In order to appreciate why you are pacing the listener, we might think of the Old West, and the cowboy and the cow. The cowboy is skilled at keeping pace with the cow, to guide it where the cowboy wants the cow to go. When the cow goes where it wants, the horse moves him where the cowboy directs. If the cow horse does not keep pace, but instead falls behind, or gets ahead, he can never take the lead and guide the cow. Once the believer comfortably matches the listener, begin guiding him or her. In this, you set the pace and direction. However, do not rush because the transition in being the guide must be taken slowly.
- What is rapport? How can one get beneath the surface? Why is it important to consider what is going on around the person who may be an unbeliever?
- How can current affairs assist you in building rapport?
- Why is it important to gain their trust before venturing in to talk about the Bible? How should we feel if the listener is hostile toward God’s Word and Christianity? Why do we want the listener to open up?

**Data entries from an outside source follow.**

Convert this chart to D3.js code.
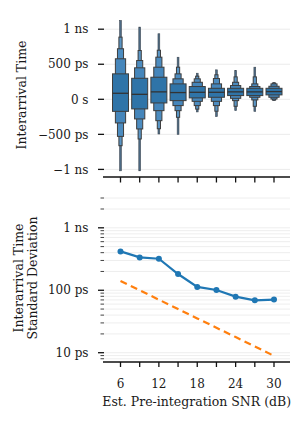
<!DOCTYPE html>
<html><head><meta charset="utf-8">
<script src="https://cdn.jsdelivr.net/npm/d3@7"></script>
<style>
html,body{margin:0;padding:0;background:#fff;}
text{font-family:"DejaVu Serif",serif;fill:#1a1a1a;}
</style></head>
<body><svg id="c" width="303" height="423"></svg>
<script>
// ---------- data ----------
const snrDb = [6, 9, 12, 15, 18, 21, 24, 27, 30];
const xTickLabels = [6, 12, 18, 24, 30];
// letter-value (boxen) levels, interarrival time in ps
const medianPs = [86, 71, 106, 96, 100, 100, 106, 106, 110];
const lv1Lo = [-172, -137, -52, -19, 20, 29, 53, 53, 63];
const lv1Hi = [363, 300, 315, 220, 182, 157, 157, 157, 157];
const lv2Lo = [-337, -280, -162, -90, -29, -29, 14, 29, 29];
const lv2Hi = [578, 449, 458, 292, 243, 220, 196, 182, 186];
const lv3Lo = [-529, -423, -305, -162, -90, -90, -19, -9, 4];
const lv3Hi = [721, 553, 601, 363, 292, 296, 243, 220, 220];
const lv4Lo = [-662, -566, -420, -257, -140, -170, -100, -100, -12];
const lv4Hi = [887, 696, 700, 458, 330, 350, 320, 320, 232];
const minPs = [-1020, -1020, -495, -500, -180, -247, -162, -172, -19];
const maxPs = [1125, 1030, 935, 600, 372, 420, 410, 458, 239];
const topTicksPs = [1000, 500, 0, -500, -1000];
const topTickLabels = ["1 ns", "500 ps", "0 s", "\u2212500 ps", "\u22121 ns"];
// standard deviation (ps)
const stdMeasuredPs = [419, 336, 320, 182, 113, 101, 79, 69, 71];
const stdTheoryPs = [141, 99.8, 70.7, 50, 35.4, 25.1, 17.8, 12.6, 8.9];
const bottomTicksPs = [1000, 100, 10];
const bottomTickLabels = ["1 ns", "100 ps", "10 ps"];

// ---------- layout ----------
const svg = d3.select("#c");
const L = 104, R = 290;
const FS = 12, FSL = 12.5;
const x = d3.scaleLinear().domain([6, 30]).range([120.5, 274]);
const levelFrac = [1, 0.64, 0.38, 0.2];
const boxW = 16;

// ---------- top chart ----------
const yTop = d3.scaleLinear().domain([-1000, 1000]).range([169.4, 29.2]);
const topBase = 177;
const gTop = svg.append("g");
gTop.selectAll("line.grid").data(topTicksPs).join("line")
  .attr("x1", L).attr("x2", R)
  .attr("y1", d => yTop(d)).attr("y2", d => yTop(d))
  .attr("stroke", "#ebebeb").attr("stroke-width", 1);

const levels = [[lv1Lo, lv1Hi], [lv2Lo, lv2Hi], [lv3Lo, lv3Hi], [lv4Lo, lv4Hi]];
const levelFill = ["#2f74a8", "#4586bb", "#4c8cc0", "#5a96c6"];
snrDb.forEach((s, i) => {
  const cx = x(s);
  const g = gTop.append("g");
  g.append("rect")
    .attr("x", cx - 0.9).attr("width", 1.8)
    .attr("y", yTop(maxPs[i])).attr("height", yTop(minPs[i]) - yTop(maxPs[i]))
    .attr("fill", "#4c6a84").attr("stroke", "#3f4a55").attr("stroke-width", 0.6);
  for (let k = levels.length - 1; k >= 0; k--) {
    const lo = levels[k][0][i], hi = levels[k][1][i];
    const w = boxW * levelFrac[k];
    g.append("rect")
      .attr("x", cx - w / 2).attr("width", w)
      .attr("y", yTop(hi)).attr("height", yTop(lo) - yTop(hi))
      .attr("fill", levelFill[k]).attr("stroke", "#3d3d3d").attr("stroke-width", 1);
  }
  g.append("line")
    .attr("x1", cx - boxW / 2).attr("x2", cx + boxW / 2)
    .attr("y1", yTop(medianPs[i])).attr("y2", yTop(medianPs[i]))
    .attr("stroke", "#333").attr("stroke-width", 1.3);
});

gTop.append("line").attr("x1", L - 1).attr("x2", R).attr("y1", topBase).attr("y2", topBase)
  .attr("stroke", "#111").attr("stroke-width", 1.3);
gTop.selectAll("line.xt").data(snrDb).join("line")
  .attr("x1", d => x(d)).attr("x2", d => x(d)).attr("y1", topBase).attr("y2", topBase + 5.5)
  .attr("stroke", "#111").attr("stroke-width", 1.3);
gTop.selectAll("line.yt").data(topTicksPs).join("line")
  .attr("x1", L - 6).attr("x2", L).attr("y1", d => yTop(d)).attr("y2", d => yTop(d))
  .attr("stroke", "#111").attr("stroke-width", 1.3);
gTop.selectAll("text.yl").data(topTicksPs).join("text")
  .attr("x", 88.5).attr("y", d => yTop(d)).attr("dy", "0.35em")
  .attr("text-anchor", "end").attr("font-size", FS)
  .text((d, i) => topTickLabels[i]);
gTop.append("text").attr("transform", "translate(21.5,95) rotate(-90)")
  .attr("text-anchor", "middle").attr("dy", "0.35em").attr("font-size", FSL)
  .text("Interarrival Time");

// ---------- bottom chart ----------
const yBot = d3.scaleLog().domain([7.1, 3800]).range([362, 191.6]);
const botBase = 362;
const gBot = svg.append("g");
const allTicks = yBot.ticks().filter(t => t >= 7.1 && t <= 3800);
gBot.selectAll("line.grid").data(allTicks).join("line")
  .attr("x1", L).attr("x2", R)
  .attr("y1", d => yBot(d)).attr("y2", d => yBot(d))
  .attr("stroke", "#ececec").attr("stroke-width", 0.9);
const isMajor = d => bottomTicksPs.includes(d);
gBot.selectAll("line.yt").data(allTicks).join("line")
  .attr("x1", d => isMajor(d) ? L - 6 : L - 3.5).attr("x2", L)
  .attr("y1", d => yBot(d)).attr("y2", d => yBot(d))
  .attr("stroke", "#111").attr("stroke-width", d => isMajor(d) ? 1.3 : 0.8);
gBot.selectAll("text.yl").data(bottomTicksPs).join("text")
  .attr("x", 88.5).attr("y", d => yBot(d)).attr("dy", "0.35em")
  .attr("text-anchor", "end").attr("font-size", FS)
  .text((d, i) => bottomTickLabels[i]);

const line = d3.line().x((d, i) => x(snrDb[i])).y(d => yBot(d));
gBot.append("path").datum(stdTheoryPs).attr("d", line)
  .attr("fill", "none").attr("stroke", "#ff7f0e").attr("stroke-width", 2.2)
  .attr("stroke-dasharray", "7,4.5");
gBot.append("path").datum(stdMeasuredPs).attr("d", line)
  .attr("fill", "none").attr("stroke", "#1f77b4").attr("stroke-width", 2.2);
gBot.selectAll("circle").data(stdMeasuredPs).join("circle")
  .attr("cx", (d, i) => x(snrDb[i])).attr("cy", d => yBot(d)).attr("r", 3)
  .attr("fill", "#1f77b4");

gBot.append("line").attr("x1", L - 1).attr("x2", R).attr("y1", botBase).attr("y2", botBase)
  .attr("stroke", "#111").attr("stroke-width", 1.3);
gBot.selectAll("line.xt").data(snrDb).join("line")
  .attr("x1", d => x(d)).attr("x2", d => x(d)).attr("y1", botBase).attr("y2", botBase + 5)
  .attr("stroke", "#111").attr("stroke-width", 1.3);
gBot.selectAll("text.xl").data(xTickLabels).join("text")
  .attr("x", d => x(d)).attr("y", 387.8).attr("text-anchor", "middle").attr("font-size", FS)
  .text(d => d);
gBot.append("text").attr("x", 196.7).attr("y", 406).attr("text-anchor", "middle")
  .attr("font-size", FSL).text("Est. Pre-integration SNR (dB)");
gBot.append("text").attr("transform", "translate(19,278) rotate(-90)")
  .attr("text-anchor", "middle").attr("dy", "0.35em").attr("font-size", FSL)
  .text("Interarrival Time");
gBot.append("text").attr("transform", "translate(32.5,278) rotate(-90)")
  .attr("text-anchor", "middle").attr("dy", "0.35em").attr("font-size", FSL)
  .text("Standard Deviation");
</script></body></html>
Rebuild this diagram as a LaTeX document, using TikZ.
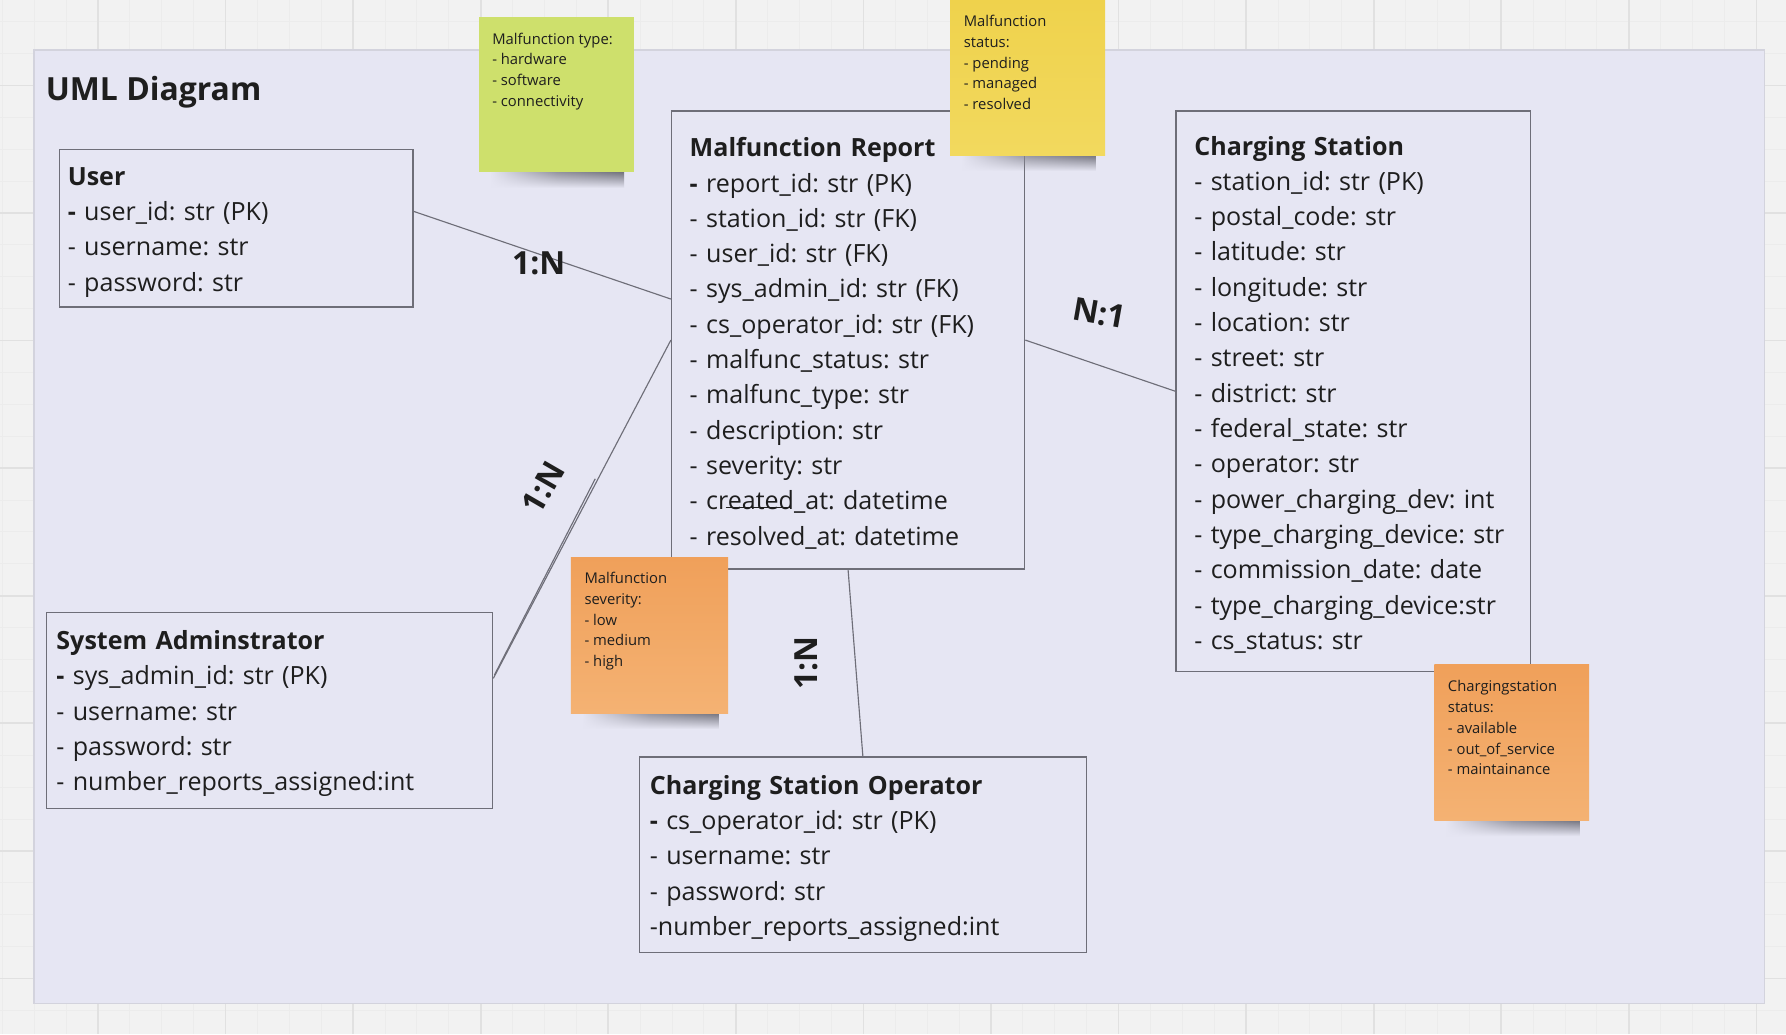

- What is the difference between an open-ended and a close-ended question, and which is preferable?
- What does it mean to “draw it out?” How can we get beneath the surface? What does listening have to do with “drawing it out?”
- Why is listening being emphasized?
What two ways can a conversation move along, and which is preferable in the beginning, and later? What does it mean to keep pace with and reflect the listener?
 A melting pot is “a place where a variety of races, cultures, or individuals assimilate into a cohesive whole.―Inc Merriam-Webster, Merriam-Webster’s Collegiate Dictionary., Eleventh ed. (Springfield, MA: Merriam-Webster, Inc., 2003).